Unlängst war die Einweihung der neue Raffinerie, die mit grossem Pomp
begangen wurde. Die Anlage war zwar schon mehrere Monate in Betrieb und
es wäre auch so weitergegangen. Wenn aber diese Neuerung bis in die
höchsten Kreise anerkannt werden soll, wenn für solch eine Leistung die
Légion d’honneur oder ein anderes Bändele verliehen werden soll, dann
muss der Minister und so un so viel andere Herrschaften zu einer «
feierlichen Feier » eingeladen werden – billiger machen sie es aber
nicht.
Fein und vornehm kamen die Herrschaften im Extrazug, was seit der
Fahrpreiserhöhung (Arbeiterkarten) (*) viel moderner und angenehmer ist
als eine Autofahrt. Im Auto hätte sich nämlich der Minister davon
überzeugen können, dass unsere Strassen miserabel sind, und das hätte
seine Stimmung verdorben.
Viele Tausende von Franken wurden ausgegeben für die äussere
Ausstattung und Aufmachung bei diesem Ministerbesuch. Alles war fein
arrangiert und ein Menu wurde serviert, das etwa fünf Arbeitertaglöhne
zum Bezahlen eines Gedecks knapp gereicht haben. Es ging sogar viel
mehr als ein Arbeiter-Wochenlohn darauf pro Gast, wenn man alles drum
und dran dazu rechnet. Die Gesellschaft kann sich das leisten, sie
wartet einfach mit der
Gewährung einer neuen Teuerungszulage für die Arbeiter noch ein paar Monate länger und die Sache ist wieder gespart.
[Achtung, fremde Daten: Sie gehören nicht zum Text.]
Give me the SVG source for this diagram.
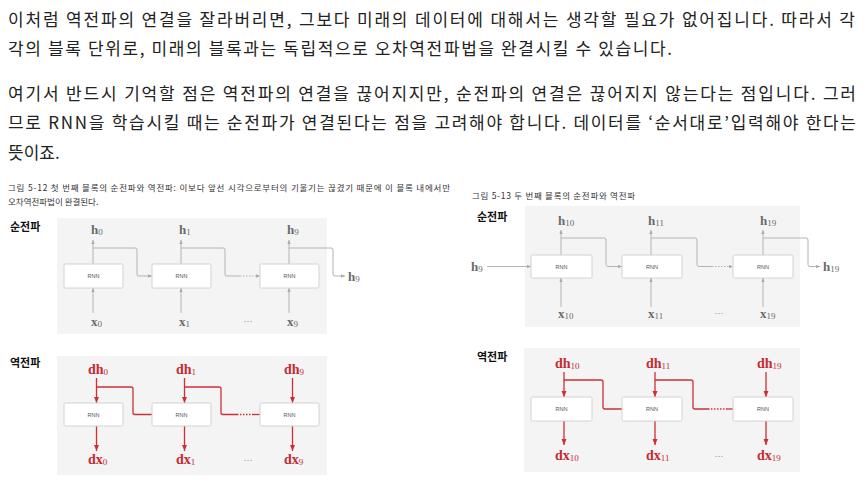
<svg xmlns="http://www.w3.org/2000/svg" width="867" height="500" viewBox="0 0 867 500">
<defs>
<style>
.para{font-family:"Noto Sans CJK KR","Noto Sans",sans-serif;font-size:17px;fill:#222}
.cap{font-family:"Noto Sans CJK KR","Noto Sans",sans-serif;font-size:8.5px;fill:#333}
.sec{font-family:"Noto Sans CJK KR","Noto Sans",sans-serif;font-size:11px;font-weight:bold;fill:#111}
.bg{fill:#f4f4f4}
.box{fill:#fff;stroke:#d2d2d2;stroke-width:1}
.rnn{font-family:"Liberation Sans",Arial,sans-serif;font-size:5.5px;fill:#555;text-anchor:middle}
.gl{font-family:"Liberation Serif","DejaVu Serif",serif;font-size:13px;font-weight:bold;fill:#6a6a6a}
.rl{font-family:"Liberation Serif","DejaVu Serif",serif;font-size:14px;font-weight:bold;fill:#c62a2f}
.sub{font-weight:normal;font-size:9px}
.dots{font-family:"Liberation Sans",Arial,sans-serif;font-size:9px;fill:#888;text-anchor:middle}
.fw{fill:none;stroke:#b4b4b4;stroke-width:1}
.fwd{fill:none;stroke:#b4b4b4;stroke-width:1;stroke-dasharray:1.5 1.5}
.bw{fill:none;stroke:#cc3035;stroke-width:1.3}
.bwd{fill:none;stroke:#cc3035;stroke-width:1.3;stroke-dasharray:1.5 1.5}
</style>
<marker id="ag" viewBox="0 0 6 6" refX="6" refY="3" markerWidth="4" markerHeight="4" orient="auto" markerUnits="userSpaceOnUse"><path d="M0,0.5 L6,3 L0,5.5z" fill="#aaa"/></marker>
<marker id="ar" viewBox="0 0 6 6" refX="6" refY="3" markerWidth="6" markerHeight="6" orient="auto" markerUnits="userSpaceOnUse"><path d="M0,0.5 L6,3 L0,5.5z" fill="#cc3035"/></marker>
</defs>

<g id="text">
<text class="para" x="8" y="26" textLength="847" lengthAdjust="spacing">이처럼 역전파의 연결을 잘라버리면, 그보다 미래의 데이터에 대해서는 생각할 필요가 없어집니다. 따라서 각</text>
<text class="para" x="8" y="55" textLength="664" lengthAdjust="spacing">각의 블록 단위로, 미래의 블록과는 독립적으로 오차역전파법을 완결시킬 수 있습니다.</text>
<text class="para" x="8" y="100" textLength="848" lengthAdjust="spacing">여기서 반드시 기억할 점은 역전파의 연결을 끊어지지만, 순전파의 연결은 끊어지지 않는다는 점입니다. 그러</text>
<text class="para" x="8" y="129" textLength="848" lengthAdjust="spacing">므로 RNN을 학습시킬 때는 순전파가 연결된다는 점을 고려해야 합니다. 데이터를 ‘순서대로’입력해야 한다는</text>
<text class="para" x="8" y="159">뜻이죠.</text>
<text class="cap" x="8" y="191" textLength="442" lengthAdjust="spacing">그림 5-12  첫 번째 블록의 순전파와 역전파: 이보다 앞선 시각으로부터의 기울기는 끊겼기 때문에 이 블록 내에서만</text>
<text class="cap" x="8" y="205">오차역전파법이 완결된다.</text>
<text class="cap" x="472" y="199" textLength="163" lengthAdjust="spacing">그림 5-13  두 번째 블록의 순전파와 역전파</text>
<text class="sec" x="10" y="231">순전파</text>
<text class="sec" x="10" y="367">역전파</text>
<text class="sec" x="477" y="221">순전파</text>
<text class="sec" x="477" y="361">역전파</text>
</g>

<g id="backgrounds">
<rect class="bg" x="57" y="218" width="270" height="116"/>
<rect class="bg" x="57" y="356" width="270" height="119"/>
<rect class="bg" x="525" y="206" width="275" height="121"/>
<rect class="bg" x="524" y="348" width="276" height="124"/>
</g>

<g id="connectors">
<!-- left forward -->
<path class="fw" d="M93,264 V240" marker-end="url(#ag)"/>
<path class="fw" d="M181,264 V240" marker-end="url(#ag)"/>
<path class="fw" d="M289,264 V240" marker-end="url(#ag)"/>
<path class="fw" d="M93,313 V288" marker-end="url(#ag)"/>
<path class="fw" d="M181,313 V288" marker-end="url(#ag)"/>
<path class="fw" d="M289,313 V288" marker-end="url(#ag)"/>
<path class="fw" d="M93,248 H135 Q137,248 137,250 V274 Q137,276 139,276 H152" marker-end="url(#ag)"/>
<path class="fw" d="M181,248 H223 Q225,248 225,250 V274 Q225,276 227,276 H240"/>
<path class="fwd" d="M240,276 H260" marker-end="url(#ag)"/>
<path class="fw" d="M289,248 H331 Q333,248 333,250 V274 Q333,276 335,276 H345" marker-end="url(#ag)"/>
<!-- left backward -->
<path class="bw" d="M96.5,378 V403" marker-end="url(#ar)"/>
<path class="bw" d="M184.5,378 V403" marker-end="url(#ar)"/>
<path class="bw" d="M292.5,378 V403" marker-end="url(#ar)"/>
<path class="bw" d="M96.5,426 V451" marker-end="url(#ar)"/>
<path class="bw" d="M184.5,426 V451" marker-end="url(#ar)"/>
<path class="bw" d="M292.5,426 V451" marker-end="url(#ar)"/>
<path class="bw" d="M96.5,387 H131 Q133,387 133,389 V412.5 Q133,414.5 135,414.5 H152"/>
<path class="bw" d="M184.5,387 H219 Q221,387 221,389 V412.5 Q221,414.5 223,414.5 H237"/>
<path class="bwd" d="M237,414.5 H253"/>
<path class="bw" d="M253,414.5 H260"/>
<!-- right forward -->
<path class="fw" d="M561,255 V230" marker-end="url(#ag)"/>
<path class="fw" d="M651,255 V230" marker-end="url(#ag)"/>
<path class="fw" d="M763,255 V230" marker-end="url(#ag)"/>
<path class="fw" d="M561,307 V278" marker-end="url(#ag)"/>
<path class="fw" d="M651,307 V278" marker-end="url(#ag)"/>
<path class="fw" d="M763,307 V278" marker-end="url(#ag)"/>
<path class="fw" d="M487,266.5 H531" marker-end="url(#ag)"/>
<path class="fw" d="M561,238 H604 Q606,238 606,240 V264.5 Q606,266.5 608,266.5 H622" marker-end="url(#ag)"/>
<path class="fw" d="M651,238 H695 Q697,238 697,240 V264.5 Q697,266.5 699,266.5 H712"/>
<path class="fwd" d="M712,266.5 H733" marker-end="url(#ag)"/>
<path class="fw" d="M763,238 H806 Q808,238 808,240 V264.5 Q808,266.5 810,266.5 H820" marker-end="url(#ag)"/>
<!-- right backward -->
<path class="bw" d="M564,372 V397" marker-end="url(#ar)"/>
<path class="bw" d="M655,372 V397" marker-end="url(#ar)"/>
<path class="bw" d="M766,372 V397" marker-end="url(#ar)"/>
<path class="bw" d="M564,421 V445" marker-end="url(#ar)"/>
<path class="bw" d="M655,421 V445" marker-end="url(#ar)"/>
<path class="bw" d="M766,421 V445" marker-end="url(#ar)"/>
<path class="bw" d="M564,380 H601 Q603,380 603,382 V407 Q603,409 605,409 H622"/>
<path class="bw" d="M655,380 H691 Q693,380 693,382 V407 Q693,409 695,409 H708"/>
<path class="bwd" d="M708,409 H727"/>
<path class="bw" d="M727,409 H733"/>
</g>

<g id="left-forward">
<g id="lf-rnn0"><rect class="box" x="64" y="264" width="59" height="24" rx="1.5"/><text class="rnn" x="93.5" y="278">RNN</text></g>
<g id="lf-rnn1"><rect class="box" x="152" y="264" width="59" height="24" rx="1.5"/><text class="rnn" x="181.5" y="278">RNN</text></g>
<g id="lf-rnn9"><rect class="box" x="260" y="264" width="59" height="24" rx="1.5"/><text class="rnn" x="289.5" y="278">RNN</text></g>
<g id="lf-h0"><text class="gl" x="91" y="234">h<tspan class="sub" dy="1">0</tspan></text></g>
<g id="lf-h1"><text class="gl" x="179" y="234">h<tspan class="sub" dy="1">1</tspan></text></g>
<g id="lf-h9"><text class="gl" x="287" y="234">h<tspan class="sub" dy="1">9</tspan></text></g>
<g id="lf-h9out"><text class="gl" x="348" y="281">h<tspan class="sub" dy="1">9</tspan></text></g>
<g id="lf-x0"><text class="gl" x="91" y="326">x<tspan class="sub" dy="1">0</tspan></text></g>
<g id="lf-x1"><text class="gl" x="179" y="326">x<tspan class="sub" dy="1">1</tspan></text></g>
<g id="lf-x9"><text class="gl" x="287" y="326">x<tspan class="sub" dy="1">9</tspan></text></g>
<text class="dots" x="248" y="324">···</text>
</g>

<g id="left-backward">
<g id="lb-rnn0"><rect class="box" x="64" y="403" width="59" height="23" rx="1.5"/><text class="rnn" x="93.5" y="416.5">RNN</text></g>
<g id="lb-rnn1"><rect class="box" x="152" y="403" width="59" height="23" rx="1.5"/><text class="rnn" x="181.5" y="416.5">RNN</text></g>
<g id="lb-rnn9"><rect class="box" x="260" y="403" width="59" height="23" rx="1.5"/><text class="rnn" x="289.5" y="416.5">RNN</text></g>
<g id="lb-dh0"><text class="rl" x="88" y="374">dh<tspan class="sub" dy="1">0</tspan></text></g>
<g id="lb-dh1"><text class="rl" x="176" y="374">dh<tspan class="sub" dy="1">1</tspan></text></g>
<g id="lb-dh9"><text class="rl" x="284" y="374">dh<tspan class="sub" dy="1">9</tspan></text></g>
<g id="lb-dx0"><text class="rl" x="88" y="464">dx<tspan class="sub" dy="1">0</tspan></text></g>
<g id="lb-dx1"><text class="rl" x="176" y="464">dx<tspan class="sub" dy="1">1</tspan></text></g>
<g id="lb-dx9"><text class="rl" x="284" y="464">dx<tspan class="sub" dy="1">9</tspan></text></g>
<text class="dots" x="248" y="463">···</text>
</g>

<g id="right-forward">
<g id="rf-rnn10"><rect class="box" x="531" y="255" width="61" height="23" rx="1.5"/><text class="rnn" x="561.5" y="268.5">RNN</text></g>
<g id="rf-rnn11"><rect class="box" x="622" y="255" width="60" height="23" rx="1.5"/><text class="rnn" x="652" y="268.5">RNN</text></g>
<g id="rf-rnn19"><rect class="box" x="733" y="255" width="60" height="23" rx="1.5"/><text class="rnn" x="763" y="268.5">RNN</text></g>
<g id="rf-h9in"><text class="gl" x="471" y="271">h<tspan class="sub" dy="1">9</tspan></text></g>
<g id="rf-h10"><text class="gl" x="558" y="225">h<tspan class="sub" dy="1">10</tspan></text></g>
<g id="rf-h11"><text class="gl" x="648" y="225">h<tspan class="sub" dy="1">11</tspan></text></g>
<g id="rf-h19"><text class="gl" x="760" y="225">h<tspan class="sub" dy="1">19</tspan></text></g>
<g id="rf-h19out"><text class="gl" x="823" y="271">h<tspan class="sub" dy="1">19</tspan></text></g>
<g id="rf-x10"><text class="gl" x="558" y="318">x<tspan class="sub" dy="1">10</tspan></text></g>
<g id="rf-x11"><text class="gl" x="648" y="318">x<tspan class="sub" dy="1">11</tspan></text></g>
<g id="rf-x19"><text class="gl" x="760" y="318">x<tspan class="sub" dy="1">19</tspan></text></g>
<text class="dots" x="719" y="316">···</text>
</g>

<g id="right-backward">
<g id="rb-rnn10"><rect class="box" x="531" y="397" width="61" height="24" rx="1.5"/><text class="rnn" x="561.5" y="411">RNN</text></g>
<g id="rb-rnn11"><rect class="box" x="622" y="397" width="60" height="24" rx="1.5"/><text class="rnn" x="652" y="411">RNN</text></g>
<g id="rb-rnn19"><rect class="box" x="733" y="397" width="60" height="24" rx="1.5"/><text class="rnn" x="763" y="411">RNN</text></g>
<g id="rb-dh10"><text class="rl" x="555" y="368">dh<tspan class="sub" dy="1">10</tspan></text></g>
<g id="rb-dh11"><text class="rl" x="646" y="368">dh<tspan class="sub" dy="1">11</tspan></text></g>
<g id="rb-dh19"><text class="rl" x="757" y="368">dh<tspan class="sub" dy="1">19</tspan></text></g>
<g id="rb-dx10"><text class="rl" x="555" y="460">dx<tspan class="sub" dy="1">10</tspan></text></g>
<g id="rb-dx11"><text class="rl" x="646" y="460">dx<tspan class="sub" dy="1">11</tspan></text></g>
<g id="rb-dx19"><text class="rl" x="757" y="460">dx<tspan class="sub" dy="1">19</tspan></text></g>
<text class="dots" x="719" y="459">···</text>
</g>
</svg>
Es hat viele gefreut, dass auch der sozialistische Député Baron, der
Präsident der Bergwerkskommission der Kammer, mit der Feier war. Doch
welche Enttäuschung : genau wie ein Minister hat ein sozialistischer
Député bei solchen Gelegenheiten nur anerkennende Worte für die
Kapitalisten, die ihm das feine Essen und den Champagner bezahlen. Die
Arbeiter, mit ihren Hungerlöhnen können die Herrschaften eben zu einem
so feinen Bankett nicht einladen. Sogar Führer der CGT stören sich
nicht an unberechtigten Lobreden auf die Kapitalisten, wenn sie diese
nur bei einem guten Bankett anhören können.
Sogar von « schlechten Elsässern » hatte der Minister beim Champagner
gesprochen. O, wenn man von einer französischen Gesellschaft eingeladen
ist, wenn man gut gegessen und genug getrunken hat, wenn man gleich
nach der Rede in den bereitstehenden Zug springen kann, dann darf man
sich auch etwas leisten. Es war vielleicht eine Entgleisung – aber wenn
in den gut veralterten Bahngesellschaften Entgleiseungen vorkommen,
dann darf auch einmal in der schlachtregierenden Regierung ein Minister
entgleisen.
Die Arbeiter erhielten zur Erinnerung an die schöne Feier auch ein
Trinkgeld von 20 Frs, die Angestellten hatten einen Tag frei dafür.
Sage da jemand, dass das Personal zu kurz gekommen ist. Nein alles war
gelungen, sogar der Witz von den « schlechten Elsässer » !
Echo de Wissembourg, Samstag den 19. Juni 1926.
(*) Au début de l’année, les cartes hebdomadaires de travail
avaient été augmentées de 180 %, mais pour la 1ère classe
l’augmentation n’avait été que de 6,5 %. Ce renchérissement ne fut
guère apprécié, car beaucoup d’ouvriers et de mineurs du Pechelbronn se
rendaient alors au travail en train.